Lumière sur le premier livre que j'ai lu de la sélection que j'ai reçue pour le prix du Jury Fnac de la rentrée littéraire 2011
Le héron de Guernica d'Antoine Choplin
Basilio, peintre amateur habitant Guernica est encouragé par le père Eusebio pour assister en tant que spectateur à l'exposition internationale des arts et techniques qui se déroule à Paris et rencontrer ce fameux peintre représentant l'Espagne : Picasso.
Car selon Eusebio, qui mieux que Basilio peut témoigner de cette journée d'horreur qui a eu lieu à Guernica?
Basilio accepte donc de faire le voyage et de rencontrer cet artiste qui a peint Guernica... mais qu'il n'a jamais vu dans ses rues!
Hormis le premier et le dernier chapitre, le reste du roman se déroule au moment de l'attaque de Guernica.
Nous faisons plus ample connaissance avec les habitants de Guernica : l'oncle Augusto, Maria, Celestina dont Basilio est amoureux... Les gens de Guernica ont une vie simple : le marché, l'usine, le bal... Cette vie est de plus en plus rythmée par les passages de soldats et malgré la douceur de vivre apparente, la guerre n'est pas loin.
Basilio passe la plus grande partie de son temps à peindre un héron. Il s'applique à vouloir rendre les émotions qui le parcourent lorsqu'il peint, ce qu'il ressent à la vue de cet animal, l'intensité de son regard... C'est une espèce de joute artistique qui s'engage lorsqu'il se retrouve face à lui. Il aimerait capter cette sensibilité, cette grâce à l'aide de son pinceau et de son regard d'artiste.
Mais Guernica ne restera pas sereine très longtemps...
L'écriture d'Antoine Choplin est magnifique.
Il réussit avec une économie de mots à faire ressentir au lecteur une foule d'émotions bien difficiles à décrire, tout comme lui a bien du mal à retranscrire sur sa toile ce qui le parcourt lorsqu'il est face au héron.
Ce roman est bouleversant tant par la poésie, la douceur et la sensualité de ce qu'il décrit, que par la dureté et l'horreur de ce qui va se passer.
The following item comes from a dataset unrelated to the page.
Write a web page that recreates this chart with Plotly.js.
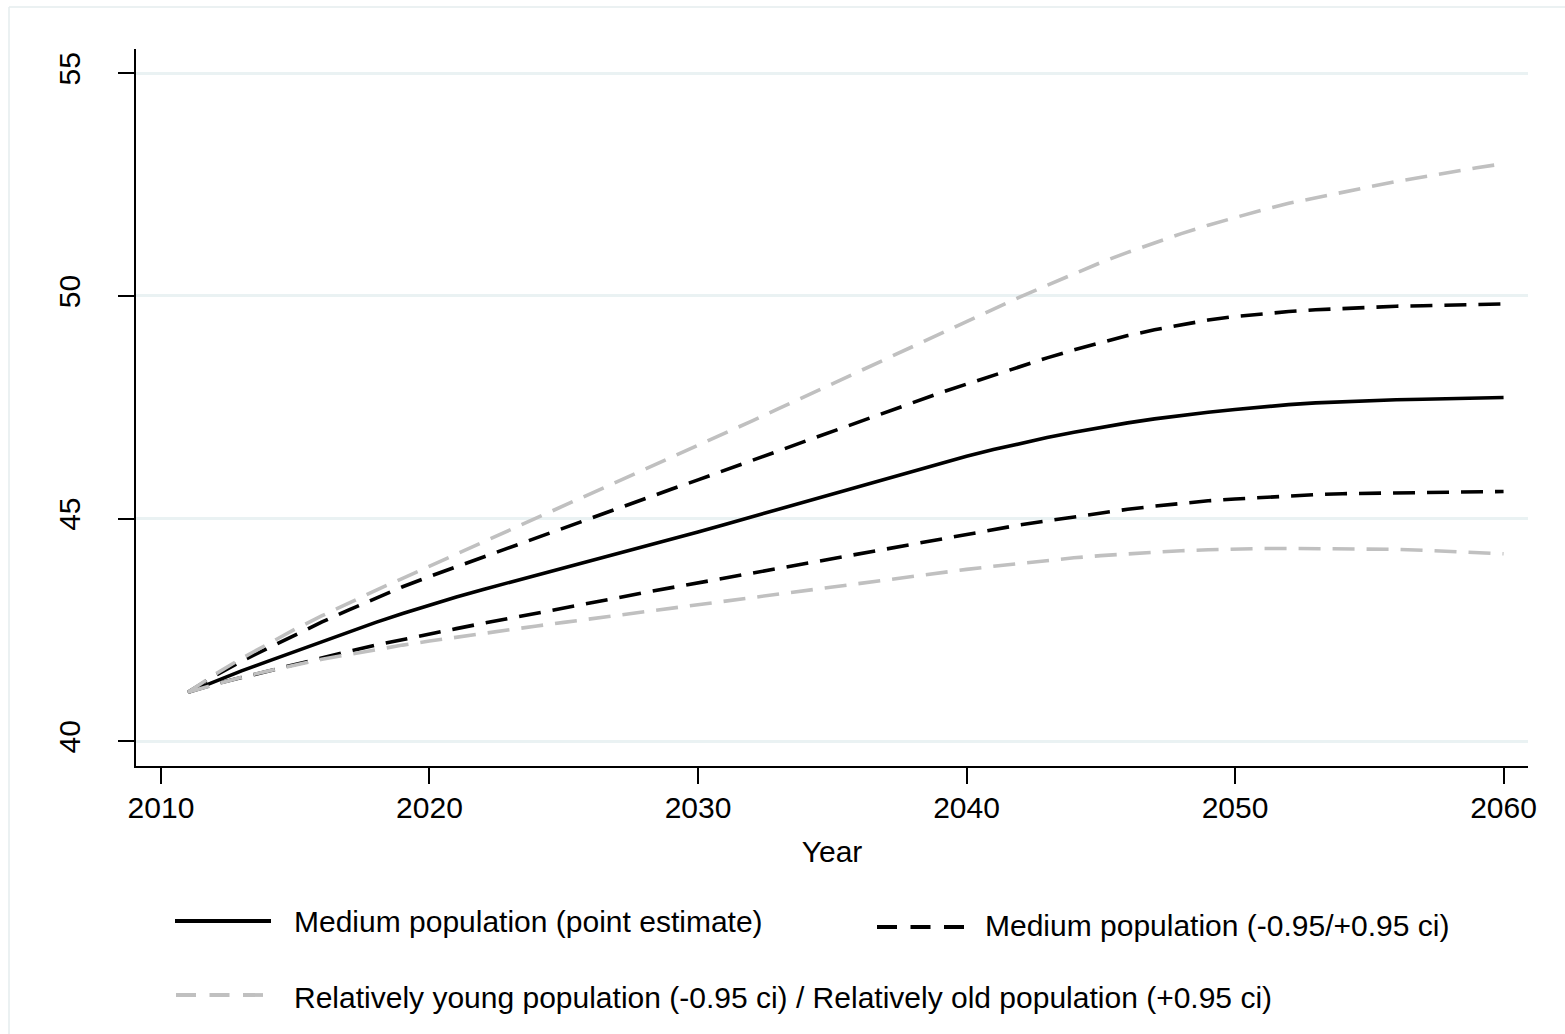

Chaque chapitre est décrit à la manière d'un tableau avec un pinceau d'une douceur et d'une justesse incroyable... C'est superbe!!!
Quelques beaux passages :
p.104
"Il lui apparaît que la vérité de ce qu'ils sont en train de vivre, lui et ceux de Guernica dont le coeur n'a cessé de battre, ne peut s'accomoder de découpages. C'est un tout dont on ne peut rien extraire sans risquer la supercherie. Ce qui se voit ne compte as plus que ce qui reste invisible, que ce qui pourrait apparaître, ou qui se tient en attente derrière les angles de murs; que ce qui va surgir, d'un instant à l'autre, du ventre des nuages."
p.106
" J'ai photographié la bicyclette, aussi.
Quelle bicyclette?
Celle qu'on voit là-bas, couchée par terre au milieu de la place.
C'est une drôle d'idée, dit le père Eusebio en regardant vers la bicyclette.
Les avions, ça suffit pas pour raconter ce qui se passe ici, dit Basilio. Dès que tu te mets la tête sous le drap noir et l'oeil dans le viseur tu te rends compe que ça suffit pas.
Si on peut voir les bombardiers juste là, c'est déjà beaucoup, non?
[ ...]
Rien que ça, une bicyclette qui repose à terre, au milieu d'une place déserte. Je crois que c'est pas mal pour donner à deviner tout ce qu'on voit pas sur l'image. Toutes ces choses qui flottent dans l'air et qui fabriquent notre peur de maintenant. Qu'on peut pas graver sur du papier mais qui nous empêchent presque de respirer, par moments. Tu vois ce que je veux dire?